KESK, TMMOB ve DİSK olarak savaş politikalarına karşı genel grev başlatmalarına karşı hükümet kanadından, "eğitim aksıyor" şeklindeki tepkilerini de eleştiren Mukaddes, "1 gün eğitimin aksamasını gündemleştirdiler. Aylardır neredesiniz? Burada yürütülen savaş politikalarıyla savaş tohumları ekiliyor. Öğrencilerimizin hiç biri artık barış istemiyor, hepsinin ağzından 'intikam' kelimeleri dökülüyor. Derste sürekli TOMA, Akrep, Kirpi, YDG-H sözlerini duyar olduk. Derse dair örneklendirmeleri dahi bunlar üzerinden oluyor" ifadelerinin altını çizdi.

'Nusaybin'de yaşıyoruz diye bize bedel ödetmeye çalışıyorlar'

"Hükümet 'her şey bittikten sonra okular inşa ederek telafi edeceğiz' diyor.
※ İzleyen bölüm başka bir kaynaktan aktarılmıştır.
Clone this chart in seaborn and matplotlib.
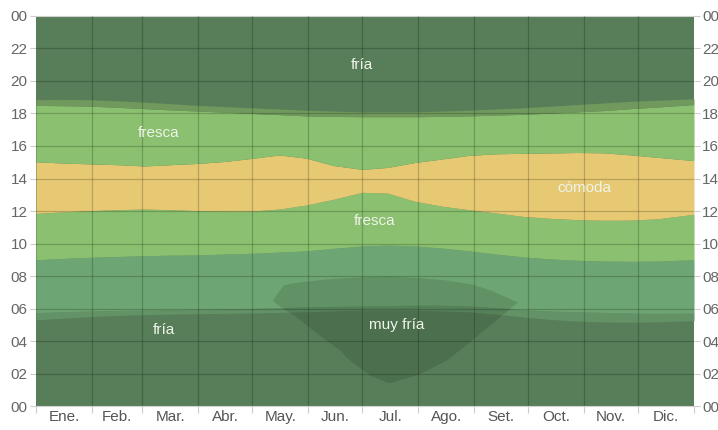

Neyi telafi edecekler, katlettikleri çocuklar olmadıkça boş okullar neye yarar" diyen Mukaddes, bir öğretmen olarak öğrencilerinin katledilmesini önleyemediği için suçluluk duygusunu hissettiğini kaydetti. Öğretmenlerin sokağa çıkma yasaklarıyla cezalandırıldıklarını söyleyen Mukaddes, "Bir öğretmen olarak sokağa çıkamıyorum, sosyal aktivitem artık yok. Nusaybin'de sadece Kürtler yaşamıyor. Arap, Süryani ve Ermeniler de cezalandırılıyor. Tek suçumuz Nusaybin'de yaşamamız, bu topraklarda yaşıyoruz diye bize bedel ödetmeye çalışıyorlar" ifadelerini vurguladı.

'Öğrencileri kazanmak için savaşın son bulması yetmiyor'

Savaşın son bulmasının dahi öğrencilerin içinde bulunduğu, "düşman" algısının yok olmasına yetmeyeceğini ifade eden Mukaddes, "En az bir yıl boyunca ders yerine öğrencilerin yaşadıklarını dinlemek ve onları rehabilite etmek gerekiyor. Devletin tüm kurumları ve kurum çalışanlarına karşı düşmanlık besleyen öğrencileri barışa inandırmak, hayatlarına dair yeni projelere yöneltmek için güvenebilecekleri bir ülke yaratmak şart" vurgusunu yaptı.